I certainly jumped on the Paula Deen bandwagon, in fact I jumped around on it until it was splitters! I was already feeling a bit chagrined at being a bit pompous about Paula Deen when I read this morning’s readings….Yes Lord.
So I want to confess: I confess to almighty God and to you, my brothers and sisters,that I have greatly sinned,in my thoughts and in my words,in what I have done and in what I have failed to do,through my fault, through my fault,through my most grievous fault;therefore I ask blessed Mary ever-Virgin,all the Angels and Saints,and you, my brothers and sisters,to pray for me to the Lord our God.
While I feel a certain uneasiness with the Paula Deen saga, I have no right to condemn her…..that is the right of God and God’s alone. I do see that there is a lesson in this for ALL of us. There is the obvious, that the way one treats another is how we show how we love God. But then there is the speck in my sister’s eye while I have a plank in mine! It may have felt like I was justified in my attitude toward Paula, but really was I, and ultimately what did it advance; anything, no.

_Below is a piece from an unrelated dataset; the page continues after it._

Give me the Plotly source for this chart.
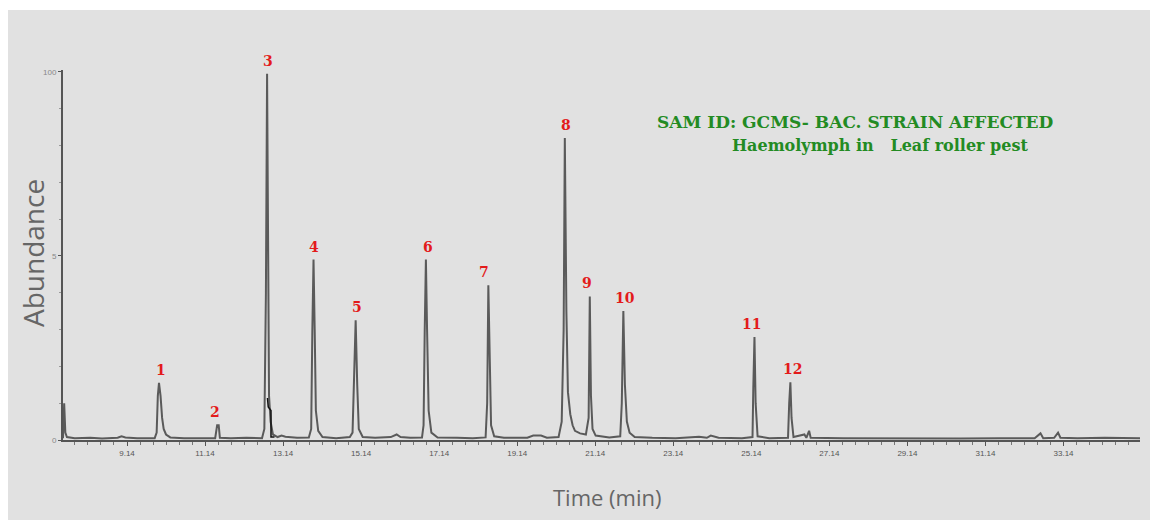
import plotly.graph_objects as go

# ---- chromatogram trace (time in min, abundance %) ----
trace_time = [
    7.50, 7.53, 7.56, 7.60, 7.80, 8.20, 8.50, 8.90, 9.00, 9.10, 9.40,
    9.85, 9.90, 9.93, 9.96, 10.00, 10.04, 10.08, 10.14, 10.25, 10.60,
    11.00, 11.40, 11.45, 11.49, 11.52, 11.80, 12.20, 12.60,
    12.66, 12.70, 12.73, 12.76, 12.78, 12.82, 12.88, 13.00, 13.10, 13.20,
    13.50, 13.80, 13.86, 13.89, 13.92, 13.95, 13.98, 14.04, 14.15, 14.50,
    14.85, 14.92, 14.96, 15.00, 15.04, 15.08, 15.18, 15.50, 15.90, 16.05,
    16.15, 16.40, 16.70, 16.74, 16.77, 16.80, 16.83, 16.87, 16.94, 17.10,
    17.60, 18.00, 18.33, 18.37, 18.40, 18.43, 18.47, 18.55, 18.80, 19.40,
    19.55, 19.75, 19.90, 20.20, 20.28, 20.33, 20.36, 20.40, 20.44, 20.50,
    20.56, 20.62, 20.75, 20.90, 20.97, 21.00, 21.03, 21.07, 21.15, 21.50,
    21.78, 21.82, 21.86, 21.90, 21.95, 22.02, 22.15, 22.60, 23.20, 23.80,
    24.00, 24.10, 24.30, 24.90, 25.17, 25.19, 25.22, 25.25, 25.30, 25.60,
    26.08, 26.11, 26.14, 26.17, 26.22, 26.50, 26.55, 26.62, 26.66, 27.50,
    28.50, 29.50, 30.50, 31.50, 32.40, 32.55, 32.62, 32.90, 33.00, 33.06,
    33.50, 34.20, 35.10,
]
trace_abund = [
    0.5, 10.0, 2.0, 0.8, 0.5, 0.6, 0.4, 0.6, 1.0, 0.7, 0.5,
    0.5, 2.0, 12.0, 15.5, 12.0, 6.0, 3.0, 1.5, 0.7, 0.5,
    0.6, 0.5, 4.0, 4.0, 0.6, 0.5, 0.6, 0.5,
    3.0, 40.0, 99.5, 40.0, 12.0, 5.0, 1.5, 0.8, 1.2, 0.9,
    0.6, 0.7, 3.0, 30.0, 49.0, 30.0, 8.0, 2.5, 0.8, 0.5,
    0.8, 2.0, 15.0, 32.5, 15.0, 3.0, 0.8, 0.6, 0.8, 1.5,
    0.8, 0.6, 0.7, 4.0, 30.0, 49.0, 30.0, 8.0, 2.0, 0.7,
    0.6, 0.5, 0.7, 10.0, 42.0, 20.0, 4.0, 1.0, 0.6, 0.6,
    1.2, 1.2, 0.6, 0.8, 5.0, 30.0, 82.0, 35.0, 13.0, 7.0,
    4.0, 2.5, 1.8, 1.5, 6.0, 39.0, 12.0, 3.0, 1.2, 0.7,
    1.0, 10.0, 35.0, 15.0, 5.0, 2.0, 0.8, 0.6, 0.5, 0.9,
    0.6, 1.2, 0.6, 0.5, 0.8, 14.0, 28.0, 10.0, 1.0, 0.5,
    0.6, 10.0, 15.7, 6.0, 0.8, 1.5, 0.6, 2.5, 0.6, 0.5,
    0.4, 0.5, 0.4, 0.5, 0.5, 1.8, 0.5, 0.6, 2.0, 0.6,
    0.5, 0.6, 0.5,
]

# black integration mark beside peak 3
mark_time = [12.74, 12.76, 12.83, 12.83, 12.92]
mark_abund = [11.4, 9.0, 8.0, 0.8, 0.8]

# ---- peak labels ----
peak_labels = ["1", "2", "3", "4", "5", "6", "7", "8", "9", "10", "11", "12"]
peak_times = [10.00, 11.39, 12.76, 13.94, 15.04, 16.86, 18.30, 20.38, 20.94, 21.90, 25.15, 26.19]
peak_heights = [15.5, 4.0, 99.5, 49.0, 32.5, 49.0, 42.0, 82.0, 39.0, 35.0, 28.0, 15.7]

x_tick_vals = [9.14, 11.14, 13.14, 15.14, 17.14, 19.14, 21.14, 23.14, 25.14, 27.14, 29.14, 31.14, 33.14]
x_tick_text = ["9.14", "11.14", "13.14", "15.14", "17.14", "19.14", "21.14",
               "23.14", "25.14", "27.14", "29.14", "31.14", "33.14"]
y_tick_vals = [0, 50, 100]
y_tick_text = ["0", "5", "100"]

title_line1 = "SAM ID: GCMS- BAC. STRAIN AFFECTED"
title_line2 = "Haemolymph in   Leaf roller pest"

# ---- layout geometry (body margin removed by post_script) ----
W, H = 1150, 520
L, R, T, B = 63, 10, 70, 80
PW, PH = W - L - R, H - T - B


def px(xp):
    return (xp - L) / PW


def py(yp):
    return (H - B - yp) / PH


fig = go.Figure()
fig.add_trace(go.Scatter(x=trace_time, y=trace_abund, mode="lines",
                         line=dict(color="#5a5a5a", width=2), hoverinfo="skip",
                         showlegend=False))
fig.add_trace(go.Scatter(x=mark_time, y=mark_abund, mode="lines",
                         line=dict(color="#111111", width=1.5), hoverinfo="skip",
                         showlegend=False))

annotations = []
for lab, t, h in zip(peak_labels, peak_times, peak_heights):
    annotations.append(dict(x=t, y=h, xref="x", yref="y", text="<b>%s</b>" % lab,
                            showarrow=False, yanchor="bottom", yshift=3,
                            font=dict(family="DejaVu Serif", size=14, color="#e31b1b")))

annotations += [
    dict(x=px(655), y=py(122), xref="paper", yref="paper", text="<b>%s</b>" % title_line1,
         showarrow=False, xanchor="left", yanchor="middle",
         font=dict(family="DejaVu Serif", size=17, color="#238b23")),
    dict(x=px(730), y=py(145), xref="paper", yref="paper", text="<b>%s</b>" % title_line2,
         showarrow=False, xanchor="left", yanchor="middle",
         font=dict(family="DejaVu Serif", size=16, color="#238b23")),
    dict(x=px(33), y=py(253), xref="paper", yref="paper", text="Abundance",
         showarrow=False, textangle=-90, xanchor="center", yanchor="middle",
         font=dict(family="Open Sans", size=28, color="#666666")),
    dict(x=px(607), y=py(497), xref="paper", yref="paper", text="Time (min)",
         showarrow=False, xanchor="center", yanchor="middle",
         font=dict(family="Open Sans", size=22, color="#666666")),
]

fig.update_layout(
    width=W, height=H,
    margin=dict(l=L, r=R, t=T, b=B, pad=0),
    paper_bgcolor="white",
    plot_bgcolor="rgba(0,0,0,0)",
    annotations=annotations,
    shapes=[dict(type="rect", xref="paper", yref="paper", layer="below",
                 x0=px(8), x1=px(1160), y0=py(530), y1=py(10),
                 fillcolor="#e1e1e1", line=dict(width=0))],
    xaxis=dict(range=[7.5, 35.1], showgrid=False, zeroline=False,
               showline=True, linecolor="#555555", linewidth=2,
               tickvals=x_tick_vals, ticktext=x_tick_text,
               ticks="outside", ticklen=4, tickcolor="#555555",
               tickfont=dict(family="Liberation Sans", size=8, color="#555555"),
               minor=dict(ticks="outside", ticklen=3, tick0=9.14, dtick=1 / 3,
                          tickcolor="#777777")),
    yaxis=dict(range=[0, 100.5], showgrid=False, zeroline=False,
               showline=True, linecolor="#555555", linewidth=2,
               tickvals=y_tick_vals, ticktext=y_tick_text,
               ticks="outside", ticklen=3, tickcolor="#555555",
               tickfont=dict(family="Liberation Sans", size=8, color="#888888"),
               minor=dict(ticks="outside", ticklen=2, tick0=0, dtick=10,
                          tickcolor="#999999")),
)

fig.write_html("out.html", config={"displayModeBar": False},
               post_script="document.body.style.margin='0';document.body.style.overflow='hidden';")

In all things there are lessons to be learned and mine was to be patient and hopeful that we can create change through our forgiveness of others and our willingness to accept our own part in any negative situation so that we can change ourselves for the better and finally that our striving to try and be respectful to all will some day create the Kingdom of God here on Earth. I lesson I must take to heart!
(I am stealing this from our Pastor, who writes this at the end of all his bulletin remarks) Please Pray for me and I will pray for you.